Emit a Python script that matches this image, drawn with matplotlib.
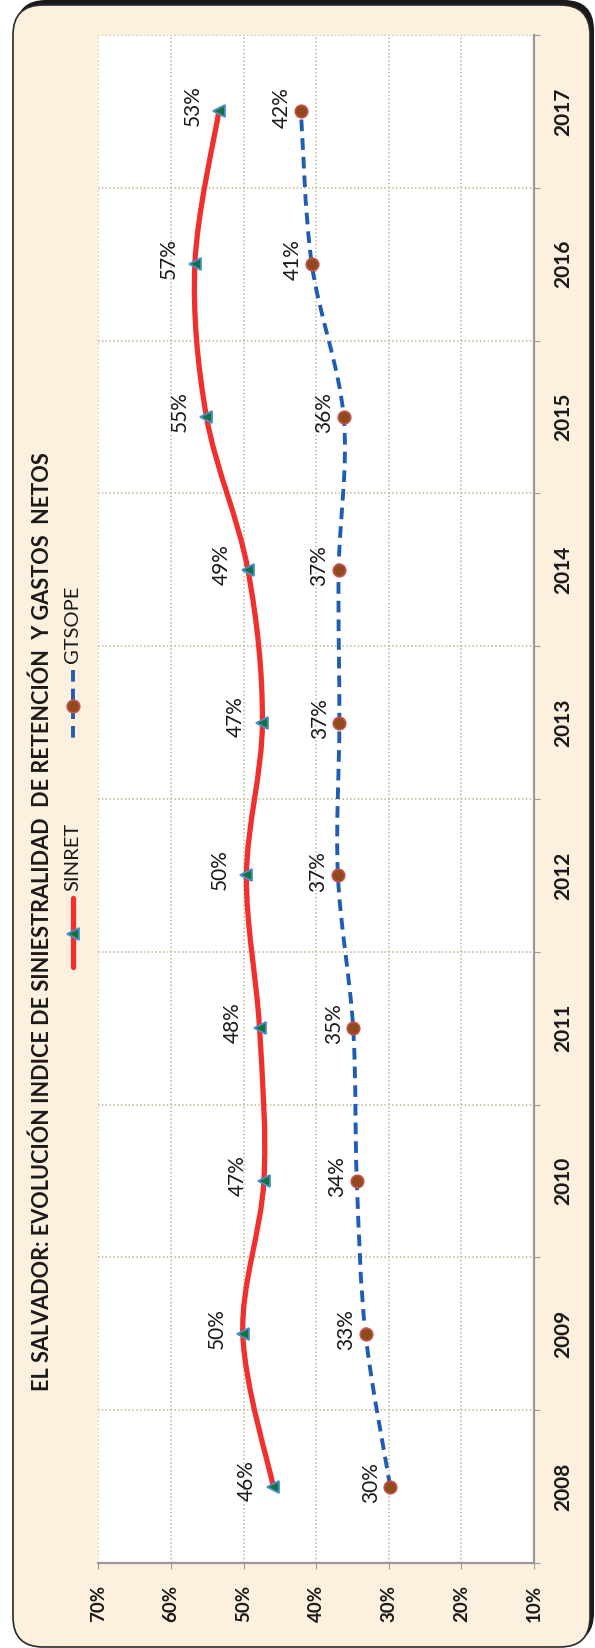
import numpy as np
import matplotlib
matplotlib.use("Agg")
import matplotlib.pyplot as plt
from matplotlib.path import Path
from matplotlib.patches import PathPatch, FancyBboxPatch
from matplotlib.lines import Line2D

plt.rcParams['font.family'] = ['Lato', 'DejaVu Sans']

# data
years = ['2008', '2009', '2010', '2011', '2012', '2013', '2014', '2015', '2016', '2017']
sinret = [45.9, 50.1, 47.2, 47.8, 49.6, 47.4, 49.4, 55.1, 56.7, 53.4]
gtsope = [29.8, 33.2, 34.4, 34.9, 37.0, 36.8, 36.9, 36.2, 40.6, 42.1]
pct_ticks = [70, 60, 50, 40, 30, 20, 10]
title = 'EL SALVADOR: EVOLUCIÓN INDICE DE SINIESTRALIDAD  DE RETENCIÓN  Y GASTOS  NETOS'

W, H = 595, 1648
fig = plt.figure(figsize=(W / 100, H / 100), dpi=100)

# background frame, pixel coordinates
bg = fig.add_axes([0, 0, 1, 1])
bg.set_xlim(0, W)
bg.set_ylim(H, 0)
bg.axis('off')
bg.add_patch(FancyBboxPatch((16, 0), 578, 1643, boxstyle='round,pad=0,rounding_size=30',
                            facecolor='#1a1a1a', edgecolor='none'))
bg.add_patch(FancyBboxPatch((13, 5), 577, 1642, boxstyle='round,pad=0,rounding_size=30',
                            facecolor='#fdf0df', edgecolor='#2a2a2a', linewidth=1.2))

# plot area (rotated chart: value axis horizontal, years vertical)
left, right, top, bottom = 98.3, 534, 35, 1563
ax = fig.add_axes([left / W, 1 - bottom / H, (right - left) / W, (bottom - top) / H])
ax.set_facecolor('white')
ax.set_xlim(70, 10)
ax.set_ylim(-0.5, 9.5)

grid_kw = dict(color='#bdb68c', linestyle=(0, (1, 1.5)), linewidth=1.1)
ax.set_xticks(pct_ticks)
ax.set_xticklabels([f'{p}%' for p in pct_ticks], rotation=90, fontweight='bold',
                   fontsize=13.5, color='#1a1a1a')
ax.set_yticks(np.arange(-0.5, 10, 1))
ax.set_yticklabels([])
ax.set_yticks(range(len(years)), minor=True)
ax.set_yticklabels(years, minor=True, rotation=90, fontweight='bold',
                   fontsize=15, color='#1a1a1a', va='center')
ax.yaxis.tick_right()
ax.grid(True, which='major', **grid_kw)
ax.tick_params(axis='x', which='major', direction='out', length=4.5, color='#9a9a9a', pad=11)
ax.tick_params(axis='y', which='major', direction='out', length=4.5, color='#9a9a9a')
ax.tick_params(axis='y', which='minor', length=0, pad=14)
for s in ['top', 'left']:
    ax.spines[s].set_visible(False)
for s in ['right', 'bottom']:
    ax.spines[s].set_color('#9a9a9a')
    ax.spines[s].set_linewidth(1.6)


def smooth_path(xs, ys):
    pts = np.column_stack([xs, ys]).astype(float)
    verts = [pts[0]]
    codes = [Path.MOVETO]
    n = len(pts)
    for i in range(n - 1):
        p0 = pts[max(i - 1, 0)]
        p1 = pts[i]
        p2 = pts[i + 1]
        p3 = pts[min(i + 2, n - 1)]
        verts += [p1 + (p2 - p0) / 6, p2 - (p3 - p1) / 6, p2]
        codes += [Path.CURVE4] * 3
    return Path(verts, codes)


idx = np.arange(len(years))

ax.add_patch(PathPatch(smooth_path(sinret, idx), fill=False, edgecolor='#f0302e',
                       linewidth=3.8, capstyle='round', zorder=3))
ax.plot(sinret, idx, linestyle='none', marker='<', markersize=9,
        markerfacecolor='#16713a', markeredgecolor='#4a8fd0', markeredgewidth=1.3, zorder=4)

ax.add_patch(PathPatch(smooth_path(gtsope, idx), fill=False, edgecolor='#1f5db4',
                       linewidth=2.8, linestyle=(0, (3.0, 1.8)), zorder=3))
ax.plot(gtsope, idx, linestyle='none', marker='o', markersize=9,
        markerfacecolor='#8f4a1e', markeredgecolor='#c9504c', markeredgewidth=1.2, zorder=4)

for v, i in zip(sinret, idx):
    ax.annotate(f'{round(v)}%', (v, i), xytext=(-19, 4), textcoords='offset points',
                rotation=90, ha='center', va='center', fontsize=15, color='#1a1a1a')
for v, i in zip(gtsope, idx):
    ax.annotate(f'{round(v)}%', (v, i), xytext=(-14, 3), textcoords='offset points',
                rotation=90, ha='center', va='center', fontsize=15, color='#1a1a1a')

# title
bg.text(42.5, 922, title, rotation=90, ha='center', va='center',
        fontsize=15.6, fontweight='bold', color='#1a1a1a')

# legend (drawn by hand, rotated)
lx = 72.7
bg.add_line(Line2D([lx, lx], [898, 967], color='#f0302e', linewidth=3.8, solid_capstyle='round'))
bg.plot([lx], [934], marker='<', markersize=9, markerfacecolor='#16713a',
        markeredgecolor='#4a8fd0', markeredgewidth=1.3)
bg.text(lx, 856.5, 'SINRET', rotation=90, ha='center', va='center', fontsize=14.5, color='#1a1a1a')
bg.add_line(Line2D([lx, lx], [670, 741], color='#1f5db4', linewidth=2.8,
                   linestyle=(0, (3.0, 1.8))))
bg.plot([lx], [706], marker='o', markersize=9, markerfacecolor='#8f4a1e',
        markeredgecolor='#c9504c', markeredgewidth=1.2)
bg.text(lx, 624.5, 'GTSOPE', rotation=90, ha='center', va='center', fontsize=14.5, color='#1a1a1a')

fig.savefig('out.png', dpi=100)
· · · ·
**EXERCISE REQUIREMENTS:** Write out the full listing verbatim, excluding its pictures.

**RESPONSE TO THIS TASK:**
Emit a Python script that matches this image, drawn with matplotlib.
import numpy as np
import matplotlib
matplotlib.use("Agg")
import matplotlib.pyplot as plt
from matplotlib.path import Path
from matplotlib.patches import PathPatch, FancyBboxPatch
from matplotlib.lines import Line2D

plt.rcParams['font.family'] = ['Lato', 'DejaVu Sans']

# data
years = ['2008', '2009', '2010', '2011', '2012', '2013', '2014', '2015', '2016', '2017']
sinret = [45.9, 50.1, 47.2, 47.8, 49.6, 47.4, 49.4, 55.1, 56.7, 53.4]
gtsope = [29.8, 33.2, 34.4, 34.9, 37.0, 36.8, 36.9, 36.2, 40.6, 42.1]
pct_ticks = [70, 60, 50, 40, 30, 20, 10]
title = 'EL SALVADOR: EVOLUCIÓN INDICE DE SINIESTRALIDAD  DE RETENCIÓN  Y GASTOS  NETOS'

W, H = 595, 1648
fig = plt.figure(figsize=(W / 100, H / 100), dpi=100)

# background frame, pixel coordinates
bg = fig.add_axes([0, 0, 1, 1])
bg.set_xlim(0, W)
bg.set_ylim(H, 0)
bg.axis('off')
bg.add_patch(FancyBboxPatch((16, 0), 578, 1643, boxstyle='round,pad=0,rounding_size=30',
                            facecolor='#1a1a1a', edgecolor='none'))
bg.add_patch(FancyBboxPatch((13, 5), 577, 1642, boxstyle='round,pad=0,rounding_size=30',
                            facecolor='#fdf0df', edgecolor='#2a2a2a', linewidth=1.2))

# plot area (rotated chart: value axis horizontal, years vertical)
left, right, top, bottom = 98.3, 534, 35, 1563
ax = fig.add_axes([left / W, 1 - bottom / H, (right - left) / W, (bottom - top) / H])
ax.set_facecolor('white')
ax.set_xlim(70, 10)
ax.set_ylim(-0.5, 9.5)

grid_kw = dict(color='#bdb68c', linestyle=(0, (1, 1.5)), linewidth=1.1)
ax.set_xticks(pct_ticks)
ax.set_xticklabels([f'{p}%' for p in pct_ticks], rotation=90, fontweight='bold',
                   fontsize=13.5, color='#1a1a1a')
ax.set_yticks(np.arange(-0.5, 10, 1))
ax.set_yticklabels([])
ax.set_yticks(range(len(years)), minor=True)
ax.set_yticklabels(years, minor=True, rotation=90, fontweight='bold',
                   fontsize=15, color='#1a1a1a', va='center')
ax.yaxis.tick_right()
ax.grid(True, which='major', **grid_kw)
ax.tick_params(axis='x', which='major', direction='out', length=4.5, color='#9a9a9a', pad=11)
ax.tick_params(axis='y', which='major', direction='out', length=4.5, color='#9a9a9a')
ax.tick_params(axis='y', which='minor', length=0, pad=14)
for s in ['top', 'left']:
    ax.spines[s].set_visible(False)
for s in ['right', 'bottom']:
    ax.spines[s].set_color('#9a9a9a')
    ax.spines[s].set_linewidth(1.6)


def smooth_path(xs, ys):
    pts = np.column_stack([xs, ys]).astype(float)
    verts = [pts[0]]
    codes = [Path.MOVETO]
    n = len(pts)
    for i in range(n - 1):
        p0 = pts[max(i - 1, 0)]
        p1 = pts[i]
        p2 = pts[i + 1]
        p3 = pts[min(i + 2, n - 1)]
        verts += [p1 + (p2 - p0) / 6, p2 - (p3 - p1) / 6, p2]
        codes += [Path.CURVE4] * 3
    return Path(verts, codes)


idx = np.arange(len(years))

ax.add_patch(PathPatch(smooth_path(sinret, idx), fill=False, edgecolor='#f0302e',
                       linewidth=3.8, capstyle='round', zorder=3))
ax.plot(sinret, idx, linestyle='none', marker='<', markersize=9,
        markerfacecolor='#16713a', markeredgecolor='#4a8fd0', markeredgewidth=1.3, zorder=4)

ax.add_patch(PathPatch(smooth_path(gtsope, idx), fill=False, edgecolor='#1f5db4',
                       linewidth=2.8, linestyle=(0, (3.0, 1.8)), zorder=3))
ax.plot(gtsope, idx, linestyle='none', marker='o', markersize=9,
        markerfacecolor='#8f4a1e', markeredgecolor='#c9504c', markeredgewidth=1.2, zorder=4)

for v, i in zip(sinret, idx):
    ax.annotate(f'{round(v)}%', (v, i), xytext=(-19, 4), textcoords='offset points',
                rotation=90, ha='center', va='center', fontsize=15, color='#1a1a1a')
for v, i in zip(gtsope, idx):
    ax.annotate(f'{round(v)}%', (v, i), xytext=(-14, 3), textcoords='offset points',
                rotation=90, ha='center', va='center', fontsize=15, color='#1a1a1a')

# title
bg.text(42.5, 922, title, rotation=90, ha='center', va='center',
        fontsize=15.6, fontweight='bold', color='#1a1a1a')

# legend (drawn by hand, rotated)
lx = 72.7
bg.add_line(Line2D([lx, lx], [898, 967], color='#f0302e', linewidth=3.8, solid_capstyle='round'))
bg.plot([lx], [934], marker='<', markersize=9, markerfacecolor='#16713a',
        markeredgecolor='#4a8fd0', markeredgewidth=1.3)
bg.text(lx, 856.5, 'SINRET', rotation=90, ha='center', va='center', fontsize=14.5, color='#1a1a1a')
bg.add_line(Line2D([lx, lx], [670, 741], color='#1f5db4', linewidth=2.8,
                   linestyle=(0, (3.0, 1.8))))
bg.plot([lx], [706], marker='o', markersize=9, markerfacecolor='#8f4a1e',
        markeredgecolor='#c9504c', markeredgewidth=1.2)
bg.text(lx, 624.5, 'GTSOPE', rotation=90, ha='center', va='center', fontsize=14.5, color='#1a1a1a')

fig.savefig('out.png', dpi=100)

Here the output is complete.